Indice fort, moyen ou faible
Sur ces 14 015 cas de cancers, la recherche clinique a permis de déterminer un indice « fort » ou « moyen » d’origine professionnelle, lié à une ou des expositions à des cancérogènes, pour 9 215 pathologies et un indice « faible » pour les 4 800 restantes. Les salariés concernés ont travaillé ou travaillent encore dans différents secteurs, le BTP et la métallurgie étant particulièrement représentés. En termes de type et de localisation, les cancers bronchopulmonaires (11 019 cas) figurent en première place, puis viennent ceux des voies urinaires (1 314), les hémopathies lymphoïdes matures (452), les leucémies myéloïdes (338), les cancers des sinus (256), ceux du rein (169), du larynx (147), de la peau hors mélanome (107), du système nerveux central (99), du sein (68) et du côlon-rectum (56).
Les cancers broncho-pulmonaires sont en partie surreprésentés, selon Christophe Paris. « Face à un cancer du poumon, les centres de consultation mènent depuis 2006 des interrogatoires systématiques sur les expositions professionnelles, ce qui donne un effet de masse », explique-t-il. Parmi les 11 019 cas recensés, 5 900 sont imputables à l’amiante, avec un indice fort dans seulement 49 % des cas. « Si l’amiante reste l’exposition la plus fréquente, on voit monter fortement la silice et les hydrocarbures aromatiques polycycliques, ou les fumées de moteurs diesel et celles de soudage », précise le professeur.

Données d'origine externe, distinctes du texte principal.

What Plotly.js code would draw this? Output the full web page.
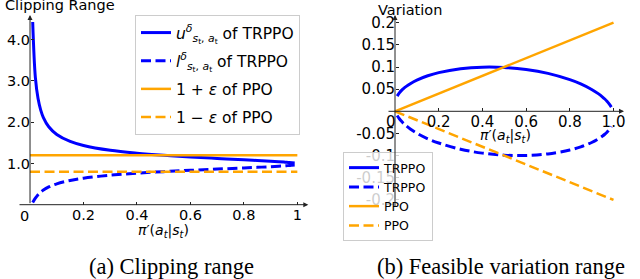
<!DOCTYPE html>
<html>
<head>
<meta charset="utf-8">
<script src="https://cdn.plot.ly/plotly-3.0.1.min.js"></script>
<style>
  html, body { margin: 0; padding: 0; background: #fff; }
  #chart { width: 640px; height: 279px; }
</style>
</head>
<body>
<div id="chart"></div>
<script>
// ---- data ----
const piOld = [0.01, 0.02, 0.03, 0.04, 0.05, 0.07, 0.1, 0.15, 0.2, 0.3, 0.4, 0.5,
               0.6, 0.7, 0.8, 0.85, 0.9, 0.93, 0.95, 0.96, 0.97, 0.98, 0.99];
// (a) clipping range of TRPPO
const uTRPPO = [4.43, 3.08, 2.573, 2.295, 2.114, 1.891, 1.704, 1.535, 1.437, 1.320, 1.249, 1.198,
                1.157, 1.122, 1.089, 1.073, 1.055, 1.043, 1.034, 1.029, 1.023, 1.017, 1.0096];
const lTRPPO = [0.053, 0.16, 0.243, 0.305, 0.356, 0.430, 0.506, 0.587, 0.643, 0.715, 0.764, 0.802,
                0.834, 0.863, 0.891, 0.906, 0.922, 0.933, 0.941, 0.946, 0.951, 0.958, 0.965];
const ppoX = [0, 1];
const ppoUpper = [1.2, 1.2];
const ppoLower = [0.8, 0.8];
// (b) feasible variation range
const varUpTRPPO = [0.0343, 0.0416, 0.0472, 0.0518, 0.0557, 0.0624, 0.0704, 0.0802, 0.0873, 0.0961, 0.0997, 0.0990,
                    0.0944, 0.0856, 0.0715, 0.0620, 0.0494, 0.0399, 0.0322, 0.0278, 0.0227, 0.0168, 0.0095];
const varLowTRPPO = [-0.0095, -0.0168, -0.0227, -0.0278, -0.0322, -0.0399, -0.0494, -0.0620, -0.0715, -0.0856, -0.0944, -0.0990,
                     -0.0997, -0.0961, -0.0873, -0.0802, -0.0704, -0.0624, -0.0557, -0.0518, -0.0472, -0.0416, -0.0343];
const varUpPPO = [0, 0.2];
const varLowPPO = [0, -0.2];

// tick labels
const leftXTicks = [0.2, 0.4, 0.6, 0.8, 1];
const leftXTickText = ['0.2', '0.4', '0.6', '0.8', '1'];
const leftYTicks = [1, 2, 3, 4];
const leftYTickText = ['1.0', '2.0', '3.0', '4.0'];
const rightXTicks = [0.2, 0.4, 0.6, 0.8, 1.0];
const rightXTickText = ['0.2', '0.4', '0.6', '0.8', '1.0'];
const rightYTicks = [0.2, 0.15, 0.1, 0.05, -0.05, -0.1, -0.15, -0.2];
const rightYTickText = ['0.2', '0.15', '0.1', '0.05', '-0.05', '-0.1', '-0.15', '-0.2'];

const BLUE = '#0000ff';
const ORANGE = '#ffa500';
const DASH = '10px,4.5px';
const FONT = 'DejaVu Sans, sans-serif';
const SERIF = 'Liberation Serif, Times New Roman, serif';
const W = 640, H = 279;
const px = v => v / W;          // pixel -> paper x
const py = v => 1 - v / H;      // pixel -> paper y

const piLabel = '<i>π</i>′(<i>a</i><sub><i>t</i></sub>|<i>s</i><sub><i>t</i></sub>)';

const traces = [
  { x: piOld, y: uTRPPO, xaxis: 'x', yaxis: 'y', mode: 'lines', legendgroup: 'a1',
    name: '<i>u</i><sup><i>δ</i></sup><sub><i>s</i><sub>t</sub>, <i>a</i><sub>t</sub></sub> of TRPPO',
    line: { color: BLUE, width: 3, shape: 'spline', smoothing: 1 } },
  { x: piOld, y: lTRPPO, xaxis: 'x', yaxis: 'y', mode: 'lines', legendgroup: 'a2',
    name: '<i>l</i><sup><i>δ</i></sup><sub><i>s</i><sub>t</sub>, <i>a</i><sub>t</sub></sub> of TRPPO',
    line: { color: BLUE, width: 3, dash: DASH, shape: 'spline', smoothing: 1 } },
  { x: ppoX, y: ppoUpper, xaxis: 'x', yaxis: 'y', mode: 'lines', legendgroup: 'a3',
    name: '1 + <i>ε</i> of PPO', line: { color: ORANGE, width: 2.5 } },
  { x: ppoX, y: ppoLower, xaxis: 'x', yaxis: 'y', mode: 'lines', legendgroup: 'a4',
    name: '1 − <i>ε</i> of PPO', line: { color: ORANGE, width: 2.5, dash: DASH } },

  { x: piOld, y: varUpTRPPO, xaxis: 'x2', yaxis: 'y2', mode: 'lines', legend: 'legend2',
    name: 'TRPPO', line: { color: BLUE, width: 3, shape: 'spline', smoothing: 1 } },
  { x: piOld, y: varLowTRPPO, xaxis: 'x2', yaxis: 'y2', mode: 'lines', legend: 'legend2',
    name: 'TRPPO', line: { color: BLUE, width: 3, dash: DASH, shape: 'spline', smoothing: 1 } },
  { x: ppoX, y: varUpPPO, xaxis: 'x2', yaxis: 'y2', mode: 'lines', legend: 'legend2',
    name: 'PPO', line: { color: ORANGE, width: 2.5 } },
  { x: ppoX, y: varLowPPO, xaxis: 'x2', yaxis: 'y2', mode: 'lines', legend: 'legend2',
    name: 'PPO', line: { color: ORANGE, width: 2.5, dash: DASH } }
];

const axisCommon = {
  showgrid: false, zeroline: false, showline: false,
  ticks: 'inside', ticklen: 3, tickwidth: 1, tickcolor: '#222',
  tickfont: { family: FONT, size: 14.5, color: '#000' },
  tickmode: 'array', fixedrange: true
};

function label(xp, yp, text, size, family, xanchor) {
  return { xref: 'paper', yref: 'paper', x: px(xp), y: py(yp), text: text, showarrow: false,
           xanchor: xanchor || 'center', yanchor: 'middle',
           font: { family: family || FONT, size: size, color: '#000' } };
}
function axisArrow(xr, yr, x, y, ax, ay) {
  return { xref: xr, yref: yr, axref: xr, ayref: yr, x: x, y: y, ax: ax, ay: ay,
           text: '', showarrow: true, arrowhead: 2, arrowsize: 1, arrowwidth: 1, arrowcolor: '#222' };
}

const layout = {
  width: W, height: H,
  margin: { l: 0, r: 0, t: 0, b: 0 },
  paper_bgcolor: '#fff', plot_bgcolor: 'rgba(0,0,0,0)',
  showlegend: true,
  xaxis: Object.assign({}, axisCommon, {
    domain: [px(18), px(308.3)], range: [-0.045, 1.041], anchor: 'y',
    tickvals: leftXTicks, ticktext: leftXTickText
  }),
  yaxis: Object.assign({}, axisCommon, {
    domain: [py(204.7), py(15)], range: [0, 4.6], anchor: 'free', position: px(30),
    tickvals: leftYTicks, ticktext: leftYTickText
  }),
  xaxis2: Object.assign({}, axisCommon, {
    domain: [px(387), px(624)], range: [-0.0366, 1.048], anchor: 'free', position: py(111.3),
    tickvals: rightXTicks, ticktext: rightXTickText,
    tickfont: { family: FONT, size: 15, color: '#000' }
  }),
  yaxis2: Object.assign({}, axisCommon, {
    domain: [py(207.8), py(15)], range: [-0.2178, 0.2174], anchor: 'free', position: px(395),
    tickvals: rightYTicks, ticktext: rightYTickText,
    tickfont: { family: FONT, size: 15, color: '#000' }
  }),
  legend: {
    x: px(135), y: py(15), xanchor: 'left', yanchor: 'top',
    bgcolor: 'rgba(255,255,255,0.8)', bordercolor: '#cccccc', borderwidth: 1,
    font: { family: FONT, size: 15.5, color: '#000' },
    tracegroupgap: 5, traceorder: 'grouped'
  },
  legend2: {
    x: px(343), y: py(152), xanchor: 'left', yanchor: 'top',
    bgcolor: 'rgba(255,255,255,0.8)', bordercolor: '#cccccc', borderwidth: 1,
    font: { family: FONT, size: 12.5, color: '#000' },
    tracegroupgap: 0, traceorder: 'normal'
  },
  annotations: [
    axisArrow('x', 'y', 1.041, 0, -0.045, 0),
    axisArrow('x', 'y', 0, 4.6, 0, 0),
    axisArrow('x2', 'y2', 1.048, 0, -0.0366, 0),
    axisArrow('x2', 'y2', 0, 0.2174, 0, -0.2178),
    label(24, 216, '0', 14.5),
    label(391, 122, '0', 15),
    label(3, 5, 'Clipping Range', 14.5, FONT, 'left'),
    label(410, 9.5, 'Variation', 14.5),
    label(163, 231, piLabel, 14),
    label(505, 136, piLabel, 14),
    label(171, 266, '(a) Clipping range', 22.5, SERIF),
    label(501, 266, '(b) Feasible variation range', 22.5, SERIF)
  ]
};

Plotly.newPlot('chart', traces, layout, { displayModeBar: false, staticPlot: true });
</script>
</body>
</html>
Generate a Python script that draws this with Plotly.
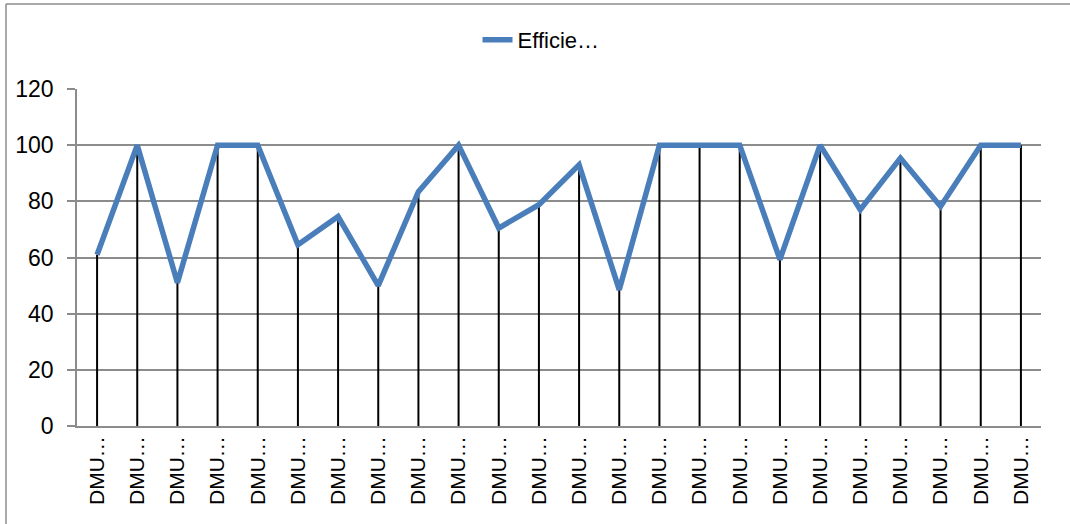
import plotly.graph_objects as go

categories = [f"DMU {i}" for i in range(1, 25)]
tick_labels = ["DMU…"] * 24
efficiency = [61, 100, 51, 100, 100, 64.5, 74.6, 50, 83.4, 100, 70.5, 78.8,
              93, 48.5, 100, 100, 100, 59.3, 100, 77, 95.4, 78.2, 100, 100]
series_name = "Efficie…"
y_ticks = [0, 20, 40, 60, 80, 100, 120]

# drop lines from each point down to zero
drop_x, drop_y = [], []
for c, v in zip(categories, efficiency):
    drop_x += [c, c, None]
    drop_y += [0, v, None]

fig = go.Figure()
fig.add_trace(go.Scatter(x=drop_x, y=drop_y, mode="lines",
                         line=dict(color="black", width=2),
                         showlegend=False, hoverinfo="skip"))
fig.add_trace(go.Scatter(x=categories, y=efficiency, mode="lines",
                         name=series_name,
                         line=dict(color="#4A7EBB", width=5.5)))

L, R, T, B = 77, 29, 89, 98
W, H = 1070, 524
pw, ph = W - L - R, H - T - B

def px_x(x):
    return (x - L) / pw

def px_y(y):
    return (H - B - y) / ph

gray = "#8c8c8c"
fig.update_layout(
    width=W, height=H,
    margin=dict(l=L, r=R, t=T, b=B, pad=0),
    paper_bgcolor="white", plot_bgcolor="white",
    font=dict(family="Liberation Sans, Arial, sans-serif", color="black", size=22),
    showlegend=True,
    legend=dict(x=px_x(541), y=px_y(40), xanchor="center", yanchor="middle",
                orientation="h", font=dict(size=22), bgcolor="rgba(0,0,0,0)"),
    shapes=[
        dict(type="line", xref="paper", yref="paper",
             x0=px_x(6), x1=px_x(W + 5), y0=px_y(4), y1=px_y(4),
             line=dict(color=gray, width=1.5)),
        dict(type="line", xref="paper", yref="paper",
             x0=px_x(6), x1=px_x(6), y0=px_y(4), y1=px_y(H + 5),
             line=dict(color=gray, width=1.5)),
    ],
)
fig.update_xaxes(
    type="category", categoryorder="array", categoryarray=categories,
    tickvals=categories, ticktext=tick_labels, tickangle=-90,
    range=[-0.5, len(categories) - 0.5],
    showgrid=False, showline=True, linecolor=gray, linewidth=1.5,
    ticks="", tickfont=dict(size=21), zeroline=False,
)
fig.update_yaxes(
    range=[0, 120], tickvals=y_ticks,
    showgrid=True, gridcolor=gray, gridwidth=1.5,
    showline=True, linecolor=gray, linewidth=1.5,
    ticks="outside", ticklen=8, tickcolor=gray, tickwidth=1.5,
    ticklabelstandoff=9, tickfont=dict(size=23), zeroline=False,
)

fig.write_html("out.html")
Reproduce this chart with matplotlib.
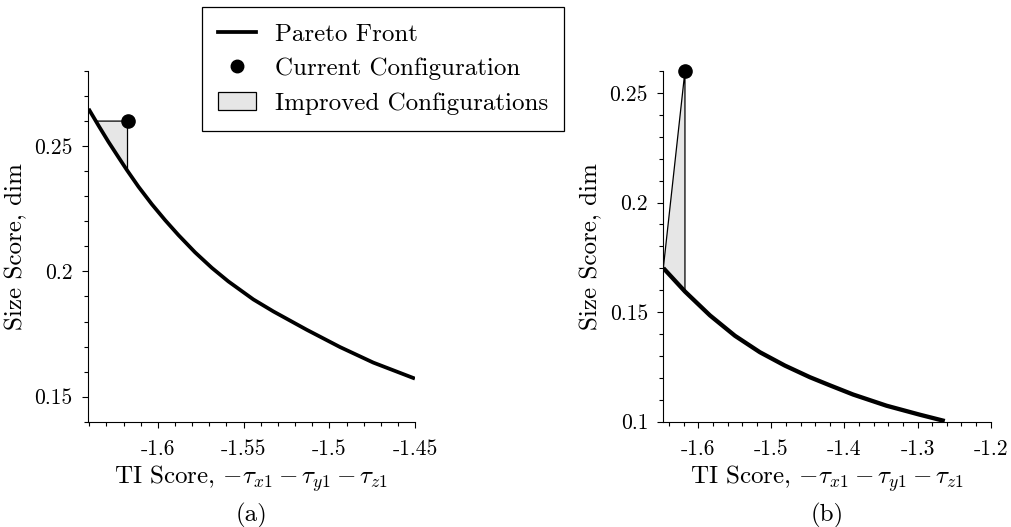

Ces dernières expositions ont longtemps été jugées comme des facteurs de risque, mais sur un indice « faible ». Depuis, l’avancée de la recherche et le classement récent du diesel comme cancérogène certain par le Centre international de recherche sur le cancer (Circ) ont poussé les experts à attribuer à ces expositions un indice « fort ». De fait, l’évolution des connaissances, ainsi que la possibilité de recueil des données, influent sur l’état des lieux. C’est pourquoi, à Lille et Rennes, les chercheurs ont pris l’initiative de développer un questionnaire spécifique pour les malades souffrant d’un cancer de la vessie. Tandis qu’à Bordeaux, l’équipe du CCPP investigue les expositions aux pesticides.